Taoiseach Enda Kenny speaking during Leaders’ Questions last Wednesday
You may recall how last week Taoiseach Enda Kenny announced that, from July 2, lone parents who work more than 19 hours per week will lose their One Parent Family Payment when their youngest child turns seven.
It’s been reported – and claimed by Fianna Fáil – that the measure will see up to 32,000 families see their income drop by €86 per week.
During Leaders’ Questions on Wednesday last, Mr Kenny told the Dáil:
“We need to transform what we are doing in getting people back into the world of work, including lone parents.
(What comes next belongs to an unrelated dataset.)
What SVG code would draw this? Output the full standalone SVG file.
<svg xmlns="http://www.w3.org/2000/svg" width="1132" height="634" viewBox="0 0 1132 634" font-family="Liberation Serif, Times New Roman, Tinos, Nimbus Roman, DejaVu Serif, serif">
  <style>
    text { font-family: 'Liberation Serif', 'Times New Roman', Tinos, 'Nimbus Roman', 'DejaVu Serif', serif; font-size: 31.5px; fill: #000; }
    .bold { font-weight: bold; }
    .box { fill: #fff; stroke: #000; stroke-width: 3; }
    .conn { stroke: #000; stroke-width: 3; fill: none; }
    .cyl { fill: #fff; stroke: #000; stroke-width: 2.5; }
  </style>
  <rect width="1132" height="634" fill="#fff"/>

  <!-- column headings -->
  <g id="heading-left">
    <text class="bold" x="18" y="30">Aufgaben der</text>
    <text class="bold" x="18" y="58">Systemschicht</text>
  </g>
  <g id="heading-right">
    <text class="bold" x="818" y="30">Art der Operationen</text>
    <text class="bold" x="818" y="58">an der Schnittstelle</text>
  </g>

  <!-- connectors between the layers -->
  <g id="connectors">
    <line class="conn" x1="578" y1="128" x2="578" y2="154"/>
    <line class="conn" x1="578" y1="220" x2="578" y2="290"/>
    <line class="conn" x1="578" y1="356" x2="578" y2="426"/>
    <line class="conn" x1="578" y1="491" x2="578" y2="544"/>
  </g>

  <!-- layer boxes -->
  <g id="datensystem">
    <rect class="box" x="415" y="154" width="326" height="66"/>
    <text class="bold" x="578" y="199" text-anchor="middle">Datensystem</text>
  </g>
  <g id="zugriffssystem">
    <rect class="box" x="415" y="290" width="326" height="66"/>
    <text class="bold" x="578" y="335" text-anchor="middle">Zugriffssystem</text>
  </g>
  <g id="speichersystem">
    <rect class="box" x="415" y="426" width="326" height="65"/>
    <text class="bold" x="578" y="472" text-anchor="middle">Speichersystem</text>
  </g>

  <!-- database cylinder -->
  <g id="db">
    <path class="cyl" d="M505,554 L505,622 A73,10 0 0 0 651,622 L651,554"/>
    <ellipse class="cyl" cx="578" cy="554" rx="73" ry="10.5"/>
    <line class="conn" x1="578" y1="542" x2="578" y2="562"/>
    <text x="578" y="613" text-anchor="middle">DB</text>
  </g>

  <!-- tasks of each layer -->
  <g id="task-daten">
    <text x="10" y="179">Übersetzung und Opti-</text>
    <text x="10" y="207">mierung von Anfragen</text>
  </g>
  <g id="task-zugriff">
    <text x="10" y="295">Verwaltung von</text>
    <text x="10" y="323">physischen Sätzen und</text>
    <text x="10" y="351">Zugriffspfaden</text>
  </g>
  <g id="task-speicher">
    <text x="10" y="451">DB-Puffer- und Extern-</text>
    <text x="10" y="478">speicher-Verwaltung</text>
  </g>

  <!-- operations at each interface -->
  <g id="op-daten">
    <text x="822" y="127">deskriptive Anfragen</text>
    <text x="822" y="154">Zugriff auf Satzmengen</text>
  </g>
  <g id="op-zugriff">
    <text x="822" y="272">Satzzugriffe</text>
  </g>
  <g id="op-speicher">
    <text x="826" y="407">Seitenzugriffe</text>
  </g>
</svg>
Many of them have said to me that this is what they want to do.“
Justine McCarthy wrote in yesterday’s Sunday Times:
“During leaders’ questions last Wednesday, Enda Kenny, the taoiseach, reiterated that payments to lone parents will be cut from next July as an incentive to get them back to work. This is a policy loaded with erroneous presumptions. It insinuates that lone parents, the vast majority of whom are mothers, are lazy slobs who lie on their sofas all day, munching junk food and watching vacuous reality TV shows. It suggests the mothers themselves are to blame for being unemployed, and not the political class whose self-interested management of the country caused an economic and employment catastrophe.”
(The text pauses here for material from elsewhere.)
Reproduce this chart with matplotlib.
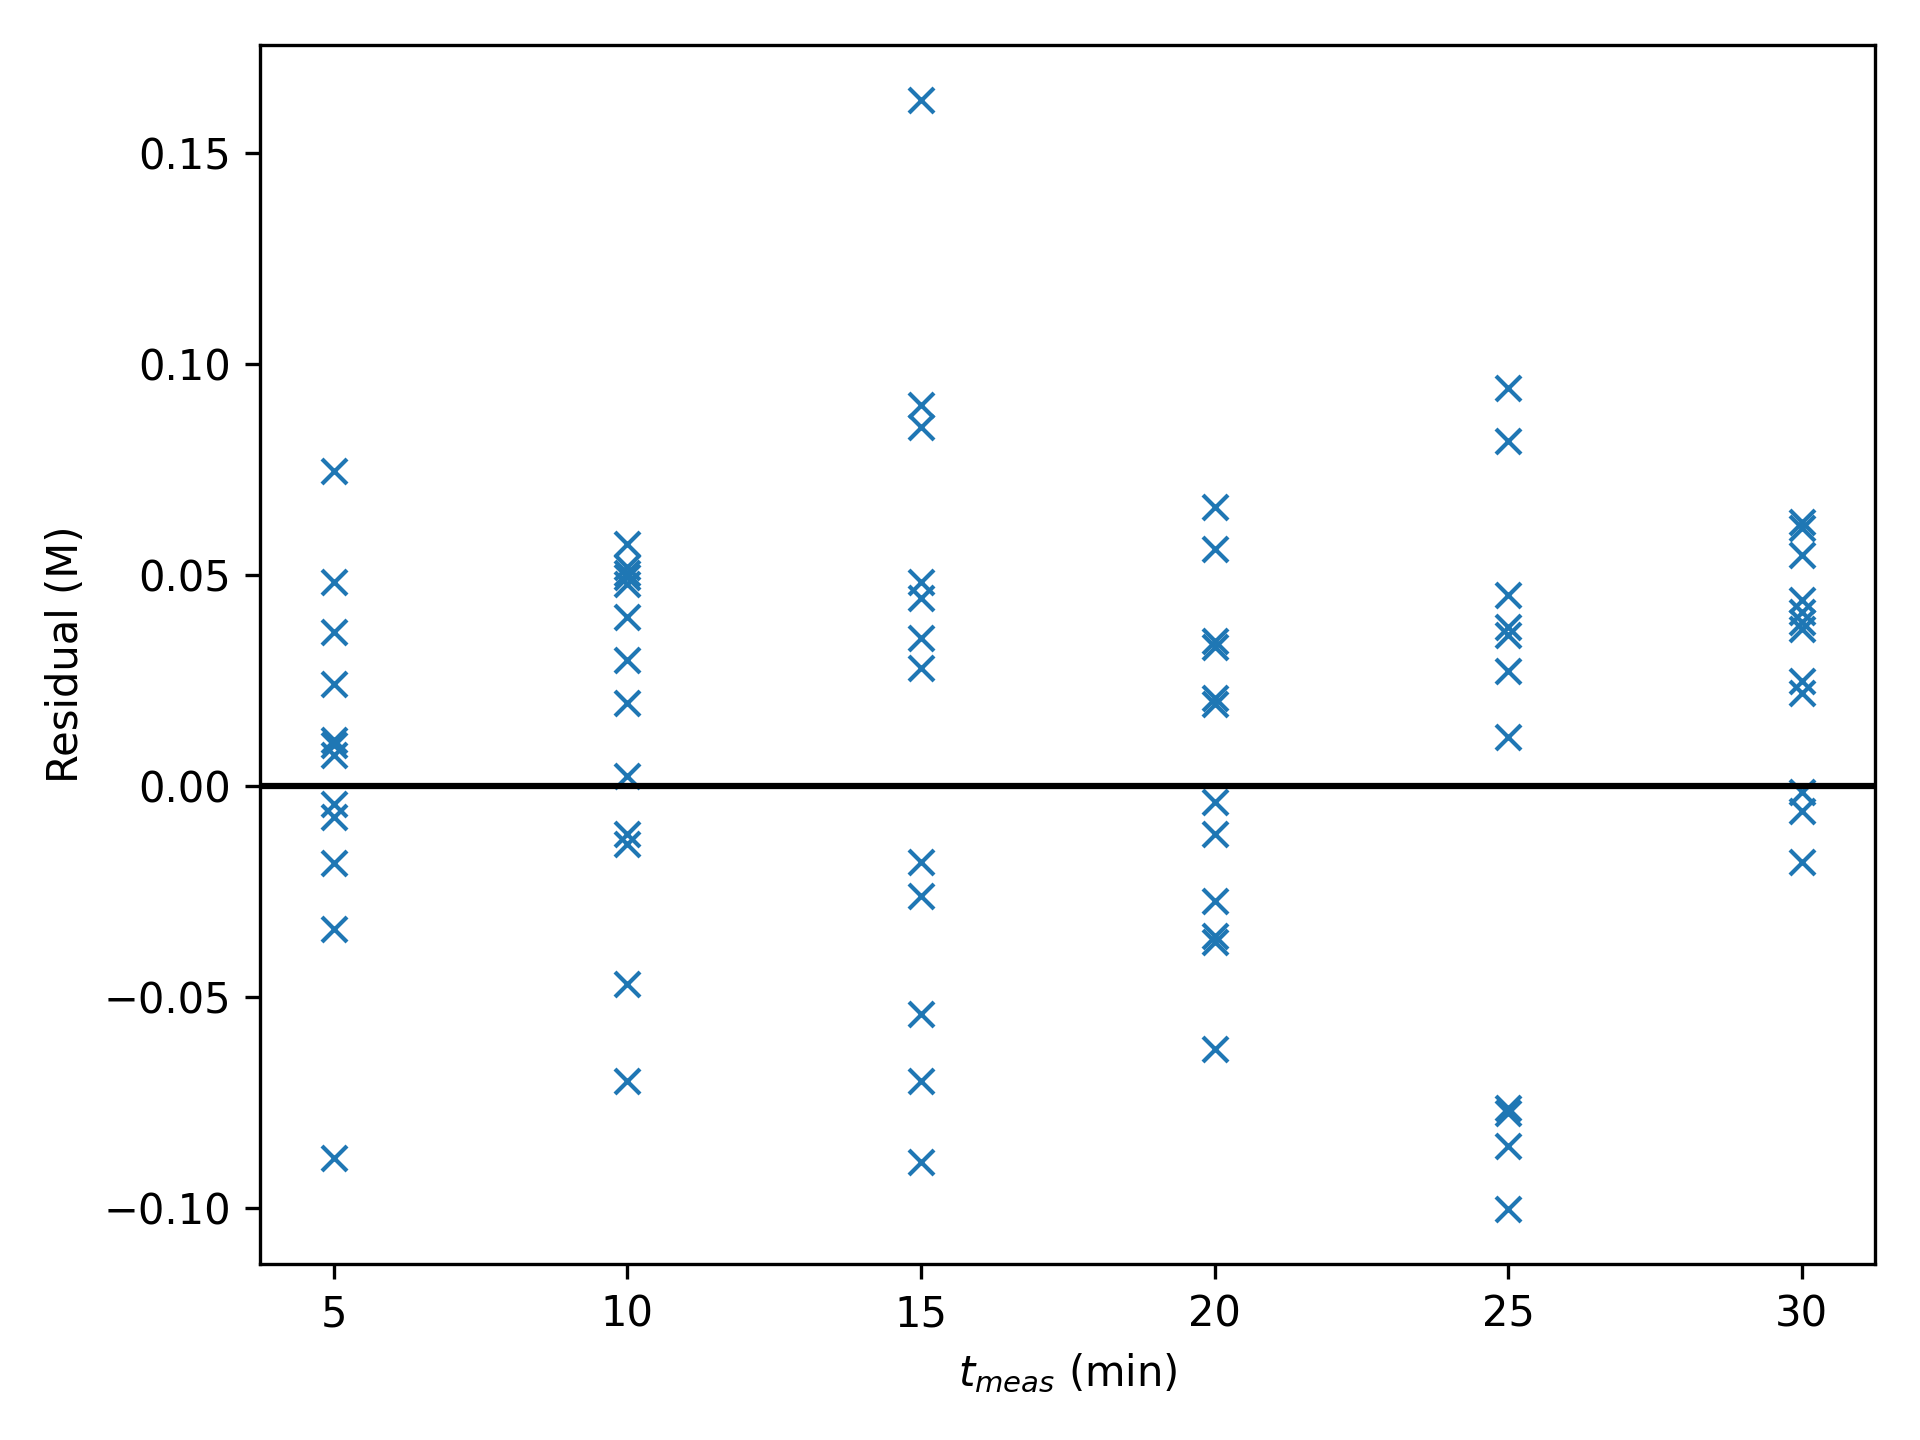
import matplotlib
matplotlib.use("Agg")
import matplotlib.pyplot as plt
import numpy as np

t5 = [0.0747, 0.0483, 0.0365, 0.0241, 0.0110, 0.0098, 0.0074, -0.0042, -0.0072, -0.0182, -0.0339, -0.0881]
t10 = [0.0573, 0.0520, 0.0505, 0.0495, 0.0478, 0.0400, 0.0298, 0.0198, 0.0025, -0.0113, -0.0136, -0.0470, -0.0698]
t15 = [0.1625, 0.0904, 0.0850, 0.0483, 0.0445, 0.0350, 0.0280, -0.0180, -0.0260, -0.0540, -0.0698, -0.0890]
t20 = [0.0661, 0.0561, 0.0345, 0.0330, 0.0210, 0.0194, -0.0038, -0.0113, -0.0272, -0.0355, -0.0370, -0.0623]
t25 = [0.0944, 0.0817, 0.0454, 0.0376, 0.0358, 0.0272, 0.0116, -0.0762, -0.0774, -0.0852, -0.1001]
t30 = [0.0627, 0.0611, 0.0547, 0.0440, 0.0412, 0.0390, 0.0372, 0.0250, 0.0220, -0.0015, -0.0060, -0.0180]

times = [5, 10, 15, 20, 25, 30]
residuals = [t5, t10, t15, t20, t25, t30]

x = []
y = []
for t, r in zip(times, residuals):
    x.extend([t] * len(r))
    y.extend(r)

fig, ax = plt.subplots(figsize=(6.4, 4.8), dpi=300)
ax.plot(x, y, 'x', color='C0', linestyle='none')
ax.axhline(0, color='black', linewidth=1.5)
ax.set_xlabel(r'$t_{meas}$ (min)')
ax.set_ylabel('Residual (M)')
fig.tight_layout()
fig.savefig('out.png', dpi=300)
“Instead of beating mothers back to work with a big stick, the government ought to address the inequalities that skew the labour market against women. Females are the country’s most prolific academic achievers but they are appallingly under-represented on company boards and management floors. Women in Ireland are still paid 14% less than men, with 50% of women workers on €20,000 a year or less.
“At the same time, Irish childcare costs are the highest of 34 OECD countries. Two decades ago an incoming Fianna Fail-PD government undertook to address childcare costs. It did, by providing tax shelters for creche operators. If this government wants single parents to go to work, it should make the workplace fair. However, it’s simpler to impose a crude and draconian measure that will deprive many lone-parent families of up to €80 a week, with obvious ripple consequences for their children.”